The media seems to be universally white and male. What we see in mainstream entertainment and films seems to be contracted around white, middle-class male values. Not forgetting news reporting and current affairs; all issues and their importance (or unimportance) seems to be viewed through the lens of male values.

As this process is so common and continues to be unquestioned, women tend to internalise the male gaze and view things from a man’s perspective. We almost see ourselves in third person - judge our bodies and choices in a way a man might. As Zeisler states, ‘Men look at women. Women watch themselves being looked at’.             

Women on TV

Zeisler argues that TV was the first place that women saw themselves and ‘for a long time they didn’t see much besides loving wives, dutiful daughters, gossiping girlfriends, fashion plates and the occasional dowdy maid, nanny or granny’.

Women on TV have had quite an interesting progression (it would make a really interesting PhD topic) as each decade has seen them portrayed in a different way. 

The 1970s saw women as more than just housewives and going out and participating in the public sphere which included work, getting divorced and owning property. It was during this decade that the famous talk show that led to women’s issues even if they were topics and solutions were totally mainstream.

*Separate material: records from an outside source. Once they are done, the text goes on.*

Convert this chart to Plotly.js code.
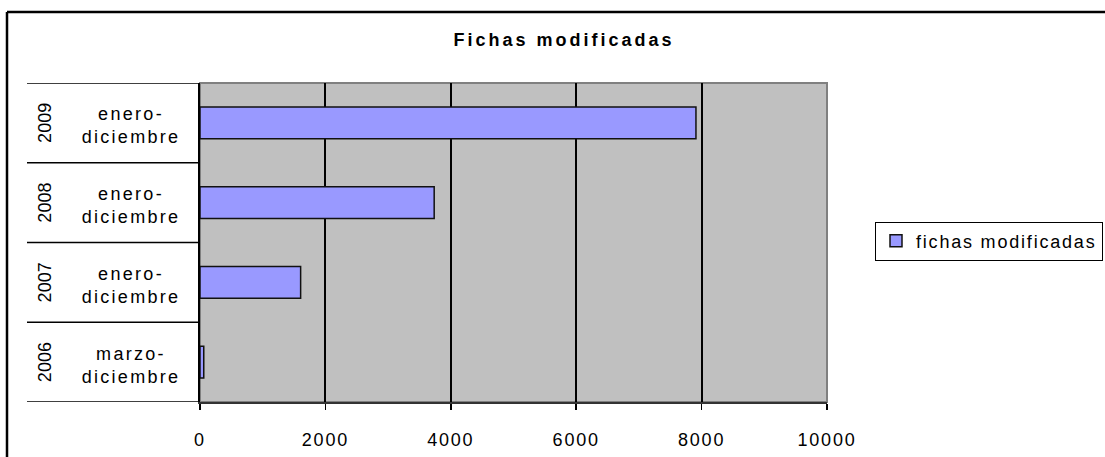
<!DOCTYPE html>
<html>
<head>
<meta charset="utf-8">
<script src="https://cdn.plot.ly/plotly-3.0.1.min.js"></script>
<style>
  html, body { margin: 0; padding: 0; background: #fff; }
  #chart { width: 1105px; height: 457px; }
  .xtick text { letter-spacing: 1.8px; }
  .legendtext { letter-spacing: 1.8px; }
  .gtitle { letter-spacing: 3px; }
  .annotation[data-index="1"] .annotation-text,
  .annotation[data-index="3"] .annotation-text,
  .annotation[data-index="5"] .annotation-text,
  .annotation[data-index="7"] .annotation-text { letter-spacing: 2.3px; }
</style>
</head>
<body>
<div id="chart"></div>
<script>
// ---- data ----
const years = ['2006', '2007', '2008', '2009'];
const periods = ['marzo-<br>diciembre', 'enero-<br>diciembre', 'enero-<br>diciembre', 'enero-<br>diciembre'];
const fichasModificadas = [60, 1605, 3735, 7910];
const seriesName = 'fichas modificadas';
const chartTitle = 'Fichas modificadas';
const xTicks = [0, 2000, 4000, 6000, 8000, 10000];

// ---- layout helpers (pixel -> paper) ----
const W = 1105, H = 457;
const L = 200, R = 827, T = 83, B = 402;
const px = v => (v - L) / (R - L);
const py = v => (B - v) / (B - T);
const FONT = 'Liberation Sans, Arial, sans-serif';

const trace = {
  type: 'bar',
  orientation: 'h',
  y: years,
  x: fichasModificadas,
  name: seriesName,
  showlegend: true,
  marker: { color: '#9999FF', line: { color: '#111', width: 1.5 } },
  hoverinfo: 'x+y'
};

const annotations = [];
years.forEach((yr, i) => {
  annotations.push({
    xref: 'paper', yref: 'y', x: px(45), y: i, text: yr, showarrow: false,
    textangle: -90, xanchor: 'center', yanchor: 'middle',
    font: { family: FONT, size: 18, color: '#000' }
  });
  annotations.push({
    xref: 'paper', yref: 'y', x: px(131), y: i, yshift: -3, text: periods[i], showarrow: false,
    xanchor: 'center', yanchor: 'middle', align: 'center',
    font: { family: FONT, size: 18, color: '#000' }
  });
});

const shapes = [];
// outer chart border (left & top visible)
shapes.push({ type: 'line', xref: 'paper', yref: 'paper', x0: px(7), x1: px(7), y0: py(12), y1: py(H + 5), line: { color: '#000', width: 2.5 } });
shapes.push({ type: 'line', xref: 'paper', yref: 'paper', x0: px(7), x1: px(W + 5), y0: py(12), y1: py(12), line: { color: '#000', width: 2.5 } });
// plot area border (grey)
shapes.push({ type: 'rect', xref: 'paper', yref: 'paper', x0: 0, x1: 1, y0: 0, y1: 1, line: { color: '#808080', width: 2 }, layer: 'below' });
// category separators
[-0.5, 0.5, 1.5, 2.5, 3.5].forEach(b => {
  shapes.push({ type: 'line', xref: 'paper', yref: 'y', x0: px(27), x1: 0, y0: b, y1: b, line: { color: '#000', width: 1.5 } });
});

const layout = {
  width: W, height: H,
  margin: { l: L, r: W - R, t: T, b: H - B, autoexpand: false },
  paper_bgcolor: '#FFFFFF',
  plot_bgcolor: '#C0C0C0',
  font: { family: FONT, size: 18, color: '#000' },
  title: {
    text: '<b>' + chartTitle + '</b>',
    font: { family: FONT, size: 18, color: '#000' },
    x: 564 / W, xref: 'container', xanchor: 'center',
    y: 1 - 40 / H, yref: 'container', yanchor: 'middle'
  },
  bargap: 0.6,
  xaxis: {
    range: [0, 10000],
    tickvals: xTicks,
    ticktext: xTicks.map(String),
    ticks: 'outside', ticklen: 6, tickwidth: 1.5, tickcolor: '#000',
    ticklabelstandoff: 14,
    showgrid: true, gridcolor: '#000', gridwidth: 2,
    showline: true, linecolor: '#333', linewidth: 2,
    zeroline: false,
    tickfont: { family: FONT, size: 18, color: '#000' },
    fixedrange: true
  },
  yaxis: {
    type: 'category',
    categoryorder: 'array', categoryarray: years,
    range: [-0.5, 3.5],
    showticklabels: false,
    ticks: '',
    showgrid: false,
    showline: true, linecolor: '#000', linewidth: 2,
    zeroline: false,
    fixedrange: true
  },
  showlegend: true,
  legend: {
    x: px(875), xref: 'paper', xanchor: 'left',
    y: py(241), yref: 'paper', yanchor: 'middle',
    bgcolor: '#FFFFFF', bordercolor: '#000', borderwidth: 1,
    font: { family: FONT, size: 18, color: '#000' }
  },
  annotations: annotations,
  shapes: shapes
};

Plotly.newPlot('chart', [trace], layout, { displayModeBar: false, staticPlot: true });
</script>
</body>
</html>
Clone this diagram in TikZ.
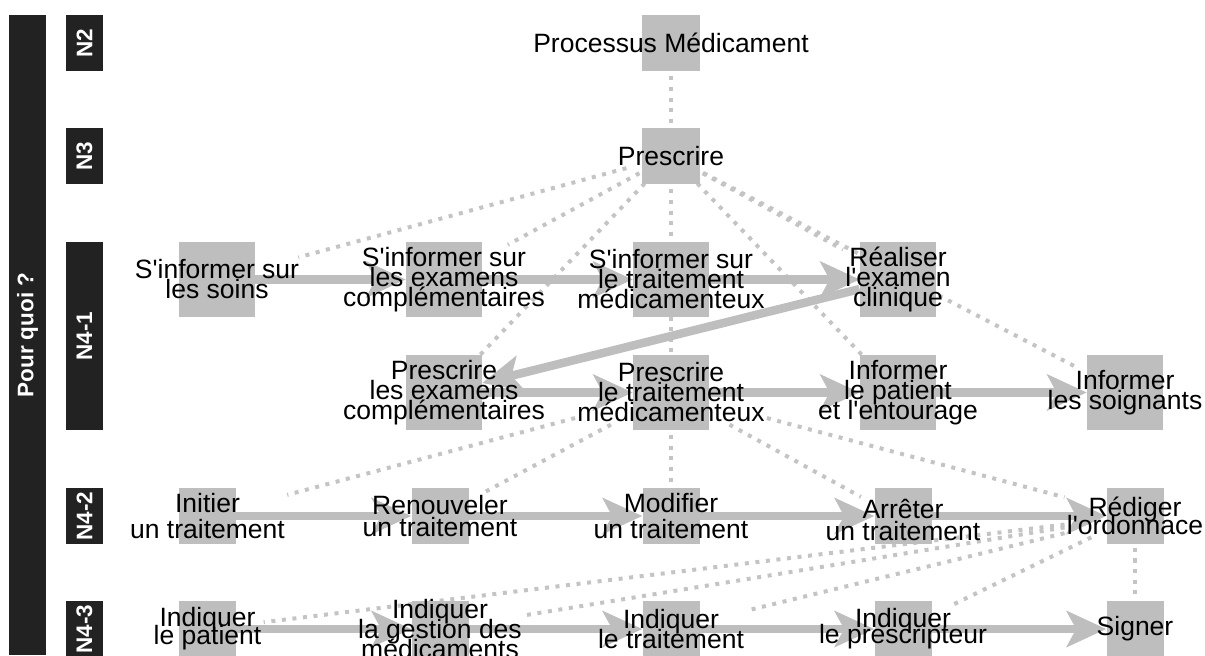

Zeisler states that the 1980s saw ‘TV characters who seemed to be striving for feminist ideals, but for the most of them – as it was for women in the real world – it was almost impossible to be feminist super women in a world that was still stubbornly unequal.’  Zeisler also describes the ‘80s where women took on more powerful roles that challenged previously held stereotypes as well as a decade where feminism was a work in progress’.

This continued into the 1990s where Zeisler feels that ‘music was a primary site in which women were challenging the roles that the industry had contracted for them’. The late ‘90s saw the birth of very popular Sex and the City which showed for different women who were economically independent and weren’t reliant on men for anything except sex. Sex became a consumable and disposable.   

Women as consumers

Zeisler argues that ‘Pop culture has always been about commerce, and feminism and pop culture will always be uneasy bed fellows in a larger culture that remains conflicted (to say the very least) about how much power, agency, and autonomy women should have’.    

While advertising and products have changed overtime, a constant has been that it has reminded women of society’s expectations of them. As Zeisler asserts, ‘a significant chunk of the advertising industry has always been devoted to reaching women, and in most cases its message have instructed women to be on guard, lest they comprise their most important quality: their looks’. There is that male gaze again; can we ever get out from under its spell?         

There was one seminal period at the beginning of WWII where for the first time it wasn’t about a new face cream but encouraging women to go out and work as part of the war effort. Unfortunately when the war was over and the boys came home, women were, once more, relegated to the domestic sphere under the spell of the male gaze.

This is a brief look at the many issues that this book looks at. It covers many important aspects of contemporary life and gives you a good historical understanding of popular culture and feminism while changing how you consume pop culture now. On a practical level, it is short, easy to get through and well worth to read.  

There are might be more important things to overcome (such as domestic violence and the gender pay gap) than the representation of women in the media but I think that the value of discussing such issues as well as pop culture as a tool for social change is under appreciated.